Greenwich Hospital’s outpatient pediatric clinic and pediatric specialty services have expanded to such a point that they have moved.
The hospital will hold a ribbon-cutting ceremony for the opening of both the new Yale New Haven Children’s Hospital Pediatric Specialty Center and the Greenwich Hospital Pediatric Outpatient Clinic on Nov. 14 from 5:30 to 7 p.m. at 500 W. Putnam Ave. in Greenwich.
The new YNHCH Pediatric Specialty Center is 8,700 square feet, while the new Greenwich Hospital Pediatric Outpatient Clinic is 2,210 square feet. Both opened to the public on Nov. 5.
The move from the hospital itself, at 5 Perryridge Road, is reflective of the general expansion of pediatric services being offered under Greenwich’s partnership with YNHCH, whose creation about a year ago was touted as the region’s most advanced children’s emergency services.
“To date, the feedback we’ve received from the community, the children, their parents and the pediatricians has been overwhelmingly positive,” said Dr. Karen Santucci, medical director of YNHCH’s Emergency Department, who spends most of her time working at Greenwich.
“A lot of folks don’t expect to find pediatric emergency medical providers like ours in a community hospital,” Santucci continued. “That’s partly because we haven’t marketed it much, but clearly we’re making a real difference.”
Children make up about a quarter of the 40,000 visits made to Greenwich Hospital’s emergency department each year, she said, and that is one of the reasons the partnership between the two hospitals’ emergency departments was formed.
“No one wakes up in the morning expecting to go to an emergency department,” Santucci remarked. “Even for adults, it can be a frightening experience.
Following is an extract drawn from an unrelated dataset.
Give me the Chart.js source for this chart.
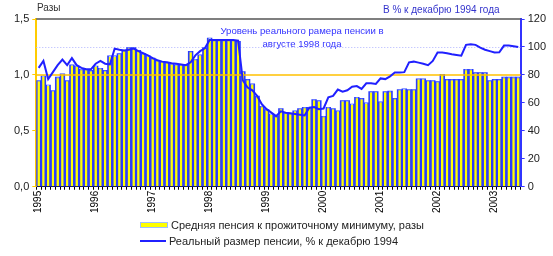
<!DOCTYPE html>
<html>
<head>
<meta charset="utf-8">
<script src="https://cdn.jsdelivr.net/npm/chart.js@4.4.1/dist/chart.umd.min.js"></script>
<style>
  body { margin: 0; background: #fff; font-family: "Liberation Sans", Arial, sans-serif; }
  #wrap { position: relative; width: 553px; height: 256px; }
  canvas { position: absolute; left: 0; top: 0; }
  .txt { position: absolute; font-size: 10px; white-space: nowrap; }
  #unitLeft { left: 37px; top: 2px; color: #333; }
  #unitRight { left: 383px; top: 4px; color: #3333cc; }
  #note { left: 202px; top: 24px; width: 200px; text-align: center; color: #3333ff; line-height: 13px; font-size: 9.6px; }
  #legend { position: absolute; left: 140px; top: 217px; font-size: 11px; color: #222; }
  .item { height: 16px; display: flex; align-items: center; }
  .sw { width: 26px; margin-right: 3px; }
  .sw.bar { height: 4px; background: #ffff00; border: 1px solid #9fbfff; }
  .sw.line { height: 2px; background: #2020ff; }
</style>
</head>
<body>
<div id="wrap">
  <canvas id="chart" width="553" height="256"></canvas>
  <div class="txt" id="unitLeft">Разы</div>
  <div class="txt" id="unitRight">В % к декабрю 1994 года</div>
  <div class="txt" id="note">Уровень реального рамера пенсии в<br>августе 1998 года</div>
  <div id="legend">
    <div class="item"><span class="sw bar"></span>Средняя пенсия к прожиточному минимуму, разы</div>
    <div class="item"><span class="sw line"></span>Реальный размер пенсии, % к декабрю 1994</div>
  </div>
</div>
<script>
// годы на оси, месячные данные с января 1995 по июнь 2003
const years = ['1995', '1996', '1997', '1998', '1999', '2000', '2001', '2002', '2003'];
const monthCount = 102;

// средняя пенсия к прожиточному минимуму, разы
const pensionRatio = [
  0.95, 0.99, 0.91, 0.86, 0.98, 1.01, 0.95, 1.09, 1.08, 1.05, 1.05, 1.04,
  1.08, 1.06, 1.04, 1.17, 1.17, 1.19, 1.22, 1.245, 1.245, 1.22, 1.19, 1.17,
  1.15, 1.13, 1.12, 1.11, 1.10, 1.09, 1.09, 1.09, 1.21, 1.14, 1.18, 1.245,
  1.33, 1.31, 1.31, 1.31, 1.31, 1.31, 1.30, 1.03, 0.96, 0.92, 0.81, 0.72,
  0.69, 0.65, 0.63, 0.70, 0.66, 0.655, 0.68, 0.70, 0.71, 0.71, 0.78, 0.77,
  0.63, 0.71, 0.70, 0.68, 0.77, 0.77, 0.74, 0.80, 0.79, 0.75, 0.85, 0.85,
  0.76, 0.85, 0.855, 0.79, 0.87, 0.875, 0.87, 0.87, 0.965, 0.965, 0.95, 0.95,
  0.94, 1.005, 0.96, 0.96, 0.96, 0.96, 1.05, 1.05, 1.02, 1.02, 1.02, 0.95,
  0.96, 0.96, 0.98, 0.98, 0.98, 0.98
];

// реальный размер пенсии, % к декабрю 1994
const realPension = [
  85, 90, 77, 82, 87, 91, 87, 92, 87, 85, 84, 84,
  88, 90, 88, 87.5, 98.8, 98, 97.5, 98, 98.8, 97, 95.5, 94,
  92, 90.5, 89.5, 89, 88.3, 88, 87.5, 87, 89, 94, 97, 99,
  105, 105, 105, 105, 105, 105, 104.5, 76, 71, 69, 65, 59,
  55.5, 53, 50.5, 54, 53, 52.5, 52, 51.5, 51, 56.5, 57, 55.5,
  56, 64, 65, 69.5, 68, 69, 71.5, 72, 70, 74, 74, 73.5,
  77.5, 77, 79, 81.7, 81.7, 82, 89, 89.5, 88.8, 88, 87, 90,
  96, 96, 95.5, 94.8, 94.3, 93.8, 101.5, 102, 101.5, 99.5, 98, 97,
  96, 96.2, 101, 101, 100.5, 100
];

const months = [];
for (let i = 0; i < monthCount; i++) {
  months.push(years[Math.floor(i / 12)] + '-' + String(i % 12 + 1).padStart(2, '0'));
}

// линии: 1,0 (оранжевая), 100% пунктир, верхняя граница
const refLines = {
  id: 'refLines',
  beforeDatasetsDraw(chart) {
    const { ctx, chartArea: a, scales } = chart;
    ctx.save();
    const y100 = Math.round(scales.y1.getPixelForValue(100)) + 0.5;
    ctx.strokeStyle = '#b0b4ff';
    ctx.lineWidth = 1;
    ctx.setLineDash([1, 2]);
    ctx.beginPath(); ctx.moveTo(a.left, y100); ctx.lineTo(a.right, y100); ctx.stroke();
    ctx.setLineDash([]);
    const yTop = scales.y.getPixelForValue(1.5);
    ctx.strokeStyle = '#555';
    ctx.lineWidth = 1.5;
    ctx.beginPath(); ctx.moveTo(a.left, yTop); ctx.lineTo(a.right, yTop); ctx.stroke();
    ctx.restore();
  },
  afterDatasetDraw(chart, args) {
    if (args.index !== 1) return;
    const { ctx, chartArea: a, scales } = chart;
    const y1 = scales.y.getPixelForValue(1.0);
    ctx.save();
    ctx.strokeStyle = '#ffc000';
    ctx.lineWidth = 1.5;
    ctx.beginPath(); ctx.moveTo(a.left, y1); ctx.lineTo(a.right, y1); ctx.stroke();
    ctx.restore();
  }
};

new Chart(document.getElementById('chart'), {
  type: 'bar',
  data: {
    labels: months,
    datasets: [
      {
        // синяя подложка столбцов
        label: 'shadow',
        data: pensionRatio,
        yAxisID: 'y',
        backgroundColor: '#2a3cff',
        barPercentage: 1,
        categoryPercentage: 1,
        grouped: false,
        order: 3
      },
      {
        label: 'Средняя пенсия к прожиточному минимуму, разы',
        data: pensionRatio,
        yAxisID: 'y',
        backgroundColor: '#ffff00',
        borderColor: '#a8c0ff',
        borderWidth: { top: 1, left: 0, right: 0, bottom: 0 },
        borderSkipped: false,
        barPercentage: 0.55,
        categoryPercentage: 1,
        grouped: false,
        order: 2
      },
      {
        type: 'line',
        label: 'Реальный размер пенсии, % к декабрю 1994',
        data: realPension,
        yAxisID: 'y1',
        borderColor: '#2020ff',
        borderWidth: 2,
        pointRadius: 0,
        tension: 0,
        order: 0
      }
    ]
  },
  options: {
    responsive: false,
    animation: false,
    devicePixelRatio: 1,
    layout: { padding: { left: 11, right: 4, top: 19, bottom: 42 } },
    plugins: { legend: { display: false }, tooltip: { enabled: false } },
    scales: {
      x: {
        grid: { drawOnChartArea: false, drawTicks: true, tickLength: 3, color: '#000' },
        border: { color: '#000', width: 1 },
        ticks: {
          autoSkip: false,
          minRotation: 90,
          maxRotation: 90,
          padding: 1,
          color: '#000',
          font: { family: 'Liberation Sans Narrow, Liberation Sans', size: 10 },
          callback: (v, i) => (i % 12 === 0 ? years[i / 12] : '')
        }
      },
      y: {
        position: 'left',
        min: 0,
        max: 1.5,
        grid: { drawOnChartArea: false, tickLength: 4, color: '#ffcc00' },
        border: { color: '#ffcc00', width: 2 },
        ticks: {
          stepSize: 0.5,
          color: '#222',
          font: { family: 'Liberation Sans', size: 11 },
          callback: v => v.toFixed(1).replace('.', ',')
        }
      },
      y1: {
        position: 'right',
        min: 0,
        max: 120,
        grid: { drawOnChartArea: false, tickLength: 4, color: '#3333ff' },
        border: { color: '#3333ff', width: 2 },
        ticks: {
          stepSize: 20,
          color: '#222',
          font: { family: 'Liberation Sans', size: 11 }
        }
      }
    }
  },
  plugins: [refLines]
});
</script>
</body>
</html>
But for children who are injured or who are really not feeling well, it can be really intimidating. That’s why we created such an inviting environment.”
Under the direction of Santucci and Dr. Christopher Davison, medical director of Greenwich Hospital’s Emergency Department, the decision was made to create a separate entrance for children, with a waiting area featuring a warm color palette, virtual fish tank, age-appropriate furniture and a TV showing cartoons.
“In the past, children had to walk through almost the entire emergency department to get to their exam room,” Santucci noted. “Now they can get to where they need to go much more quickly, in an environment that’s a lot more private, something the children and their parents can both appreciate.”
Greenwich is the only hospital in Fairfield County to offer round-the-clock, advanced pediatric emergency care, she added.
At Greenwich, children who come to the emergency department are seen by pediatric emergency physicians from YNHCH who are onsite. After an exam, if they are not sent home, they may be admitted to the pediatric unit at Greenwich Hospital, where a pediatric hospitalist from YNHCH will oversee their care.
On the outpatient side, the YNHCH Pediatric Specialty Center (moving from the hospital to 500 West Putnam) receives referrals from parents and doctors. For example, the pediatrician may refer a patient to the specialty center because he or she has a urology problem.
In addition, the Greenwich Hospital Pediatric Outpatient Clinic (also moving to West Putnam) works with families with limited resources, who typically have little or no health insurance. They come to the center for checkups, sick visits, vaccinations and so on. Those children may be referred to the YNHCH Pediatric Specialty Center if they have a problem that requires specialized care.
In addition to urology, specialists are available in a number of other fields, including allergy/immunology, cardiology, endocrinology, gastroenterology, hematology, hepatology, neurology, oncology, phlebotomy, respiratory, rheumatology and surgery.
Santucci noted that the pediatric staff is constantly going through simulations to ensure that the care they provide remains up to date. “When it comes to children, emergency situations are a very different proposition from working with adults,” she said. “We have a facilitator to oversee all of our simulations, to ensure that everyone knows what the rules are.
“The fact is, children aren’t supposed to die,” Santucci added. “We’re here to prevent that from happening as much as we can.”